The author of that "paper" is ignorant. From all appearances, Art Vandelay selects that "paper" to support his position - not because it is a good analysis, but rather because he likes the "conclusion". Art is no better informed than the author, or he'd see the obvious flaws.
In response to:
"The better way to make the point may be that what Art claims to have learned from a Professor of Geology is potentially Art fooling themself about the matter."
Art Vandelay @28 offered:
"For what it's worth, the same geologist is also of the view that cows are a contributing factor to climate change, even though they too, like us, are part of the natural carbon cycle. Assuming the number of cattle is static their contribution to rising greenhouse gas is zero.
So are cows a problem or not"
There are many easily learned about problems regarding human activities related to production of cows to be eaten by humans. But I will limit my response to the climate change impact aspects of the diversity of 'cattle raising' problems.
The current number of cattle is fairly static. So, setting aside the problem of humans having over-developed cattle raising to the current levels, I will limit my response to the static number of cattle.
There are many climate change impacts due to cattle production, including the reduction of forests to increase the area available for cattle raising. But I will also limit my response to the significant climate change impact factor of methane emissions from cattle. Methane is a more powerful ghg than the CO2 it eventually breaks down to after decades of being excess methane in the atmosphere.
Reducing the number of cattle would reduce the developed ghg impacts of human activity, off-setting some of the already excessive, and continuing to be made worse, global warming impacts caused by human activity.
So the 'static' climate impact of current developed levels of cattle production could be reduced by reducing the amount of cattle production. So, from that limited evaluation of the 'potential problems caused by the human raising of cattle' 'cows are a problem'.
All of that easily available understanding, understanding that has been well established for decades, would appear to confirm that:
"The better way to make the point may be that what Art claims to have learned from a Professor of Geology is potentially Art fooling themself about the matter."

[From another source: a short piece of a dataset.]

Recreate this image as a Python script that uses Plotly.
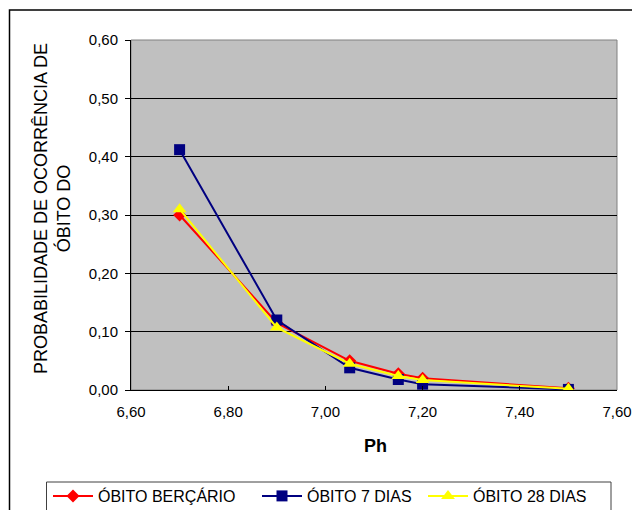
import plotly.graph_objects as go

ph = [6.70, 6.90, 7.05, 7.15, 7.20, 7.50]
obito_bercario = [0.300, 0.115, 0.050, 0.028, 0.020, 0.003]
obito_7_dias = [0.412, 0.120, 0.038, 0.018, 0.010, 0.001]
obito_28_dias = [0.310, 0.107, 0.045, 0.024, 0.017, 0.002]

series_names = ["ÓBITO BERÇÁRIO", "ÓBITO 7 DIAS", "ÓBITO 28 DIAS"]
y_title = "PROBABILIDADE DE OCORRÊNCIA DE<br>ÓBITO DO"
x_title = "Ph"

FONT = "Arial, Liberation Sans, sans-serif"
OFF = 8  # page body margin
W, H = 640 - 2 * OFF, 518 - 2 * OFF
L, T = 131 - OFF, 40 - OFF
R = W - (617 - OFF)
B = H - (390 - OFF)
PW, PH_ = W - L - R, H - T - B

def px_x(p):
    return (p - OFF - L) / PW

def px_y(p):
    return (H - B - (p - OFF)) / PH_

fig = go.Figure()
fig.add_trace(go.Scatter(x=ph, y=obito_bercario, name=series_names[0], mode="lines+markers",
                         line=dict(color="#FF0000", width=2),
                         marker=dict(symbol="diamond", size=10, color="#FF0000"),
                         legend="legend"))
fig.add_trace(go.Scatter(x=ph, y=obito_7_dias, name=series_names[1], mode="lines+markers",
                         line=dict(color="#000080", width=2),
                         marker=dict(symbol="square", size=11, color="#000080"),
                         legend="legend2"))
fig.add_trace(go.Scatter(x=ph, y=obito_28_dias, name=series_names[2], mode="lines+markers",
                         line=dict(color="#FFFF00", width=2),
                         marker=dict(symbol="triangle-up", size=12, color="#FFFF00"),
                         legend="legend3"))

leg_common = dict(orientation="h", yanchor="middle", xanchor="left", y=px_y(496),
                  font=dict(family=FONT, size=16, color="black"), bgcolor="rgba(0,0,0,0)",
                  itemwidth=40)

fig.update_layout(
    width=W, height=H,
    margin=dict(l=L, r=R, t=T, b=B, autoexpand=False),
    paper_bgcolor="white",
    plot_bgcolor="#C0C0C0",
    separators=",.",
    showlegend=True,
    hovermode=False,
    font=dict(family=FONT, size=15, color="black"),
    legend=dict(leg_common, x=px_x(48)),
    legend2=dict(leg_common, x=px_x(257)),
    legend3=dict(leg_common, x=px_x(423)),
    xaxis=dict(range=[6.6, 7.6], dtick=0.2, tick0=6.6, tickformat=".2f", automargin=False,
               showgrid=False, zeroline=False, showline=True, linecolor="black", linewidth=1,
               ticks="inside", ticklen=4, tickcolor="black", ticklabelstandoff=8,
               tickfont=dict(family=FONT, size=15)),
    yaxis=dict(range=[0, 0.6], dtick=0.1, tickformat=".2f", automargin=False,
               showgrid=True, gridcolor="black", gridwidth=1, zeroline=False,
               showline=True, linecolor="black", linewidth=1,
               ticks="outside", ticklen=5, tickcolor="black", ticklabelstandoff=4,
               tickfont=dict(family=FONT, size=15)),
    shapes=[
        dict(type="rect", xref="paper", yref="paper", x0=0, x1=1, y0=0, y1=1,
             line=dict(color="#808080", width=1), layer="below"),
        dict(type="rect", xref="paper", yref="paper", x0=px_x(9.5), x1=px_x(660), y0=px_y(10), y1=px_y(540),
             line=dict(color="black", width=1.5)),
        dict(type="rect", xref="paper", yref="paper", x0=px_x(46.5), x1=px_x(611), y0=px_y(482), y1=px_y(540),
             line=dict(color="#404040", width=1)),
    ],
    annotations=[
        dict(text=y_title, xref="paper", yref="paper", x=px_x(52), y=px_y(209),
             xanchor="center", yanchor="middle", textangle=-90, showarrow=False,
             font=dict(family=FONT, size=18, color="black")),
        dict(text="<b>" + x_title + "</b>", xref="paper", yref="paper", x=px_x(375), y=px_y(446),
             xanchor="center", yanchor="middle", showarrow=False,
             font=dict(family=FONT, size=18, color="black")),
    ],
)

fig.write_html("out.html")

Though, admittedly, it also could indicate that:
"Art Vandelay deliberately tries to fool others ... most likely motivated by the benefits of promoting or excusing fossil fuel use. They may even be the Professor they refer to."
[BL] Portions snipped. It's one thing to say that someone is fooling themselves, but from the comments policy:
No accusations of deception. Any accusations of deception, fraud, dishonesty or corruption will be deleted. This applies to both sides. You may critique a person's methods but not their motives.
OPOF's comment about cows is to point: it's the conversion of CO2 to methane that is the issue at hand when it comes to cows.
CO2 in (via plant photosynthesis), methane out is not the same as CO2 in , CO2 out.